◆ Information provided:
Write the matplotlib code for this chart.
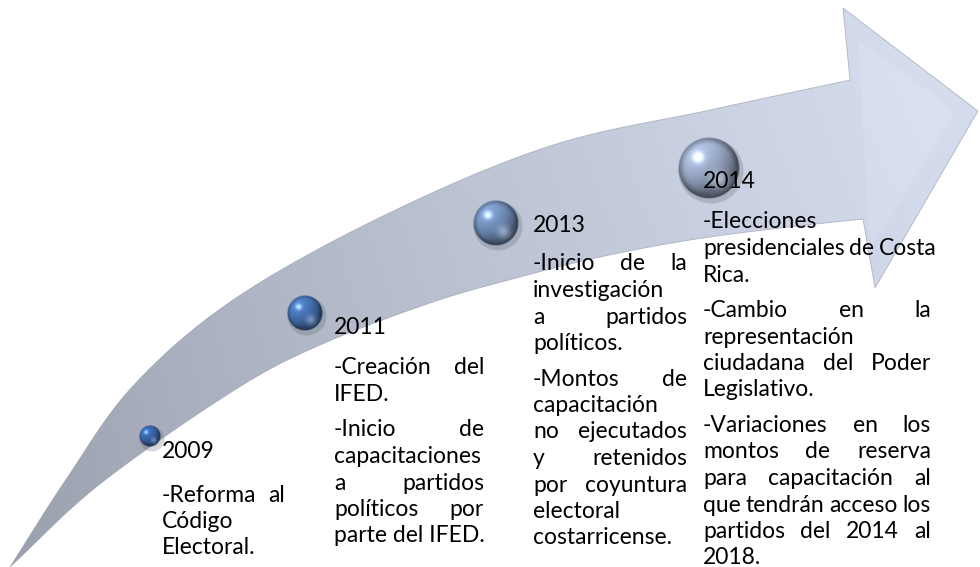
import numpy as np
import matplotlib
matplotlib.use('Agg')
import matplotlib.pyplot as plt
from matplotlib.path import Path
from matplotlib.patches import PathPatch, Circle

# Datos de la línea de tiempo
years = ['2009', '2011', '2013', '2014']
textos = [
    [['-Reforma al', 'Código', 'Electoral.']],
    [['-Creación del', 'IFED.'],
     ['-Inicio de', 'capacitaciones', 'a partidos', 'políticos por', 'parte del IFED.']],
    [['-Inicio de la', 'investigación', 'a partidos', 'políticos.'],
     ['-Montos de', 'capacitación', 'no ejecutados', 'y retenidos', 'por coyuntura',
      'electoral', 'costarricense.']],
    [['-Elecciones', 'presidenciales de Costa', 'Rica.'],
     ['-Cambio en la', 'representación', 'ciudadana del Poder', 'Legislativo.'],
     ['-Variaciones en los', 'montos de reserva', 'para capacitación al',
      'que tendrán acceso los', 'partidos del 2014 al', '2018.']],
]

# Posiciones (en píxeles de la imagen)
ball_xy = [(150, 436), (305, 313), (496, 223), (709, 168)]
ball_r = [11, 18, 23, 31]
ball_rgb = [(58, 106, 178), (74, 120, 188), (120, 150, 196), (162, 178, 208)]
col_x = [162, 334, 533, 703]
col_w = [123, 150, 154, 228]
head_y = [452, 328, 225, 182]
first_off = [43, 40, 39, 40]

W, H = 980, 567
fuente = ['Lato', 'DejaVu Sans']
tam = 16.5
interlineado = 26.5
sep_parrafo = 9


def suave(pts, n=30):
    # curva Catmull-Rom por los puntos
    pts = np.array(pts, float)
    p = np.vstack([2 * pts[0] - pts[1], pts, 2 * pts[-1] - pts[-2]])
    out = []
    t = np.linspace(0, 1, n, endpoint=False)[:, None]
    for i in range(1, len(p) - 2):
        p0, p1, p2, p3 = p[i - 1], p[i], p[i + 1], p[i + 2]
        out.append(0.5 * ((2 * p1) + (-p0 + p2) * t + (2 * p0 - 5 * p1 + 4 * p2 - p3) * t ** 2
                          + (-p0 + 3 * p1 - 3 * p2 + p3) * t ** 3))
    out.append(p[-2][None])
    return np.vstack(out)


fig = plt.figure(figsize=(W / 100, H / 100), dpi=100, facecolor='white')
ax = fig.add_axes([0, 0, 1, 1])
ax.set_xlim(0, W)
ax.set_ylim(H, 0)
ax.axis('off')

# Flecha curva
borde_sup = [(10, 567), (67, 478), (133, 386), (233, 300), (383, 216), (550, 146),
             (710, 110), (850, 80)]
borde_inf = [(10, 567), (100, 484), (233, 391), (320, 345), (433, 302), (520, 277),
             (600, 257), (690, 240), (780, 228), (863, 219)]
sup = suave(borde_sup)
inf = suave(borde_inf)[::-1]
cabeza = np.array([(843, 8), (978, 111), (875, 288)])
contorno = np.vstack([sup, cabeza, inf])
flecha = PathPatch(Path(contorno, closed=True), facecolor='none',
                   edgecolor=(0.6, 0.62, 0.68), lw=0.6, alpha=0.7, zorder=2)
ax.add_patch(flecha)

xs = np.linspace(0, 1, W)
ys = np.linspace(0, 1, H)
gx, gy = np.meshgrid(xs, ys)
c0 = np.array([160, 166, 180]) / 255
c1 = np.array([214, 222, 240]) / 255
f = np.clip(gx ** 0.8 * 1.05, 0, 1)
img = c0 + (c1 - c0) * f[..., None]
img = img * (1 - 0.05 * gy[..., None])
im = ax.imshow(np.clip(img, 0, 1), extent=(0, W, H, 0), origin='upper', zorder=1,
               interpolation='bilinear')
im.set_clip_path(flecha)

# brillo en la punta
bisel = PathPatch(Path([(858, 40), (955, 111), (870, 250), (870, 120)], closed=True),
                  facecolor='white', edgecolor='none', alpha=0.12, zorder=1.5)
ax.add_patch(bisel)

# Esferas
for (bx, by), r, rgb in zip(ball_xy, ball_r, ball_rgb):
    ax.add_patch(Circle((bx + 2, by + 3), r + 1.5, color=(0.35, 0.37, 0.42), alpha=0.25,
                        lw=0, zorder=3))
    n = 120
    u, v = np.meshgrid(np.linspace(-1, 1, n), np.linspace(-1, 1, n))
    d = np.sqrt(u ** 2 + v ** 2)
    z = np.sqrt(np.clip(1 - d ** 2, 0, 1))
    luz = np.array([-0.45, -0.55, 0.7])
    luz = luz / np.linalg.norm(luz)
    lam = np.clip(u * luz[0] + v * luz[1] + z * luz[2], 0, 1)
    base = np.array(rgb) / 255
    col = base[None, None, :] * (0.55 + 0.55 * lam[..., None])
    aro = np.clip((d - 0.78) / 0.22, 0, 1)
    col = col * (1 - 0.3 * aro[..., None])
    refl = np.exp(-((u - 0.35) ** 2 + (v - 0.4) ** 2) / 0.08) * (d < 0.9)
    col = col + 0.25 * refl[..., None]
    spec = np.exp(-((u + 0.35) ** 2 + (v + 0.35) ** 2) / 0.03)
    col = col + 0.45 * spec[..., None]
    alfa = np.clip((1 - d) * r, 0, 1)
    rgba = np.dstack([np.clip(col, 0, 1), alfa])
    ax.imshow(rgba, extent=(bx - r, bx + r, by + r, by - r), origin='upper', zorder=4,
              interpolation='bilinear')

# Textos
fig.canvas.draw()
rend = fig.canvas.get_renderer()


def ancho(s):
    t = ax.text(0, 0, s, fontsize=tam, family=fuente)
    w = t.get_window_extent(renderer=rend).width
    t.remove()
    return w


espacio = ancho('a a') - ancho('aa')

for year, parrafos, x0, w, hy, off in zip(years, textos, col_x, col_w, head_y, first_off):
    ax.text(x0, hy, year, fontsize=tam, family=fuente, ha='left', va='center', zorder=6)
    y = hy + off
    for parrafo in parrafos:
        for k, linea in enumerate(parrafo):
            palabras = linea.split(' ')
            ultima = k == len(parrafo) - 1
            if ultima or len(palabras) == 1:
                ax.text(x0, y, linea, fontsize=tam, family=fuente, ha='left', va='center',
                        zorder=6)
            else:
                # texto justificado
                anchos = [ancho(p) for p in palabras]
                hueco = max((w - sum(anchos)) / (len(palabras) - 1), espacio * 0.8)
                xp = x0
                for p, a in zip(palabras, anchos):
                    ax.text(xp, y, p, fontsize=tam, family=fuente, ha='left', va='center',
                            zorder=6)
                    xp += a + hueco
            y += interlineado
        y += sep_parrafo

fig.savefig('out.png', dpi=100, facecolor='white')
plt.close(fig)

◆ Work to do: Leave the pictures out, and print every line of the listing exactly as written.

◆ Completed exercise:
Write the matplotlib code for this chart.
import numpy as np
import matplotlib
matplotlib.use('Agg')
import matplotlib.pyplot as plt
from matplotlib.path import Path
from matplotlib.patches import PathPatch, Circle

# Datos de la línea de tiempo
years = ['2009', '2011', '2013', '2014']
textos = [
    [['-Reforma al', 'Código', 'Electoral.']],
    [['-Creación del', 'IFED.'],
     ['-Inicio de', 'capacitaciones', 'a partidos', 'políticos por', 'parte del IFED.']],
    [['-Inicio de la', 'investigación', 'a partidos', 'políticos.'],
     ['-Montos de', 'capacitación', 'no ejecutados', 'y retenidos', 'por coyuntura',
      'electoral', 'costarricense.']],
    [['-Elecciones', 'presidenciales de Costa', 'Rica.'],
     ['-Cambio en la', 'representación', 'ciudadana del Poder', 'Legislativo.'],
     ['-Variaciones en los', 'montos de reserva', 'para capacitación al',
      'que tendrán acceso los', 'partidos del 2014 al', '2018.']],
]

# Posiciones (en píxeles de la imagen)
ball_xy = [(150, 436), (305, 313), (496, 223), (709, 168)]
ball_r = [11, 18, 23, 31]
ball_rgb = [(58, 106, 178), (74, 120, 188), (120, 150, 196), (162, 178, 208)]
col_x = [162, 334, 533, 703]
col_w = [123, 150, 154, 228]
head_y = [452, 328, 225, 182]
first_off = [43, 40, 39, 40]

W, H = 980, 567
fuente = ['Lato', 'DejaVu Sans']
tam = 16.5
interlineado = 26.5
sep_parrafo = 9


def suave(pts, n=30):
    # curva Catmull-Rom por los puntos
    pts = np.array(pts, float)
    p = np.vstack([2 * pts[0] - pts[1], pts, 2 * pts[-1] - pts[-2]])
    out = []
    t = np.linspace(0, 1, n, endpoint=False)[:, None]
    for i in range(1, len(p) - 2):
        p0, p1, p2, p3 = p[i - 1], p[i], p[i + 1], p[i + 2]
        out.append(0.5 * ((2 * p1) + (-p0 + p2) * t + (2 * p0 - 5 * p1 + 4 * p2 - p3) * t ** 2
                          + (-p0 + 3 * p1 - 3 * p2 + p3) * t ** 3))
    out.append(p[-2][None])
    return np.vstack(out)


fig = plt.figure(figsize=(W / 100, H / 100), dpi=100, facecolor='white')
ax = fig.add_axes([0, 0, 1, 1])
ax.set_xlim(0, W)
ax.set_ylim(H, 0)
ax.axis('off')

# Flecha curva
borde_sup = [(10, 567), (67, 478), (133, 386), (233, 300), (383, 216), (550, 146),
             (710, 110), (850, 80)]
borde_inf = [(10, 567), (100, 484), (233, 391), (320, 345), (433, 302), (520, 277),
             (600, 257), (690, 240), (780, 228), (863, 219)]
sup = suave(borde_sup)
inf = suave(borde_inf)[::-1]
cabeza = np.array([(843, 8), (978, 111), (875, 288)])
contorno = np.vstack([sup, cabeza, inf])
flecha = PathPatch(Path(contorno, closed=True), facecolor='none',
                   edgecolor=(0.6, 0.62, 0.68), lw=0.6, alpha=0.7, zorder=2)
ax.add_patch(flecha)

xs = np.linspace(0, 1, W)
ys = np.linspace(0, 1, H)
gx, gy = np.meshgrid(xs, ys)
c0 = np.array([160, 166, 180]) / 255
c1 = np.array([214, 222, 240]) / 255
f = np.clip(gx ** 0.8 * 1.05, 0, 1)
img = c0 + (c1 - c0) * f[..., None]
img = img * (1 - 0.05 * gy[..., None])
im = ax.imshow(np.clip(img, 0, 1), extent=(0, W, H, 0), origin='upper', zorder=1,
               interpolation='bilinear')
im.set_clip_path(flecha)

# brillo en la punta
bisel = PathPatch(Path([(858, 40), (955, 111), (870, 250), (870, 120)], closed=True),
                  facecolor='white', edgecolor='none', alpha=0.12, zorder=1.5)
ax.add_patch(bisel)

# Esferas
for (bx, by), r, rgb in zip(ball_xy, ball_r, ball_rgb):
    ax.add_patch(Circle((bx + 2, by + 3), r + 1.5, color=(0.35, 0.37, 0.42), alpha=0.25,
                        lw=0, zorder=3))
    n = 120
    u, v = np.meshgrid(np.linspace(-1, 1, n), np.linspace(-1, 1, n))
    d = np.sqrt(u ** 2 + v ** 2)
    z = np.sqrt(np.clip(1 - d ** 2, 0, 1))
    luz = np.array([-0.45, -0.55, 0.7])
    luz = luz / np.linalg.norm(luz)
    lam = np.clip(u * luz[0] + v * luz[1] + z * luz[2], 0, 1)
    base = np.array(rgb) / 255
    col = base[None, None, :] * (0.55 + 0.55 * lam[..., None])
    aro = np.clip((d - 0.78) / 0.22, 0, 1)
    col = col * (1 - 0.3 * aro[..., None])
    refl = np.exp(-((u - 0.35) ** 2 + (v - 0.4) ** 2) / 0.08) * (d < 0.9)
    col = col + 0.25 * refl[..., None]
    spec = np.exp(-((u + 0.35) ** 2 + (v + 0.35) ** 2) / 0.03)
    col = col + 0.45 * spec[..., None]
    alfa = np.clip((1 - d) * r, 0, 1)
    rgba = np.dstack([np.clip(col, 0, 1), alfa])
    ax.imshow(rgba, extent=(bx - r, bx + r, by + r, by - r), origin='upper', zorder=4,
              interpolation='bilinear')

# Textos
fig.canvas.draw()
rend = fig.canvas.get_renderer()


def ancho(s):
    t = ax.text(0, 0, s, fontsize=tam, family=fuente)
    w = t.get_window_extent(renderer=rend).width
    t.remove()
    return w


espacio = ancho('a a') - ancho('aa')

for year, parrafos, x0, w, hy, off in zip(years, textos, col_x, col_w, head_y, first_off):
    ax.text(x0, hy, year, fontsize=tam, family=fuente, ha='left', va='center', zorder=6)
    y = hy + off
    for parrafo in parrafos:
        for k, linea in enumerate(parrafo):
            palabras = linea.split(' ')
            ultima = k == len(parrafo) - 1
            if ultima or len(palabras) == 1:
                ax.text(x0, y, linea, fontsize=tam, family=fuente, ha='left', va='center',
                        zorder=6)
            else:
                # texto justificado
                anchos = [ancho(p) for p in palabras]
                hueco = max((w - sum(anchos)) / (len(palabras) - 1), espacio * 0.8)
                xp = x0
                for p, a in zip(palabras, anchos):
                    ax.text(xp, y, p, fontsize=tam, family=fuente, ha='left', va='center',
                            zorder=6)
                    xp += a + hueco
            y += interlineado
        y += sep_parrafo

fig.savefig('out.png', dpi=100, facecolor='white')
plt.close(fig)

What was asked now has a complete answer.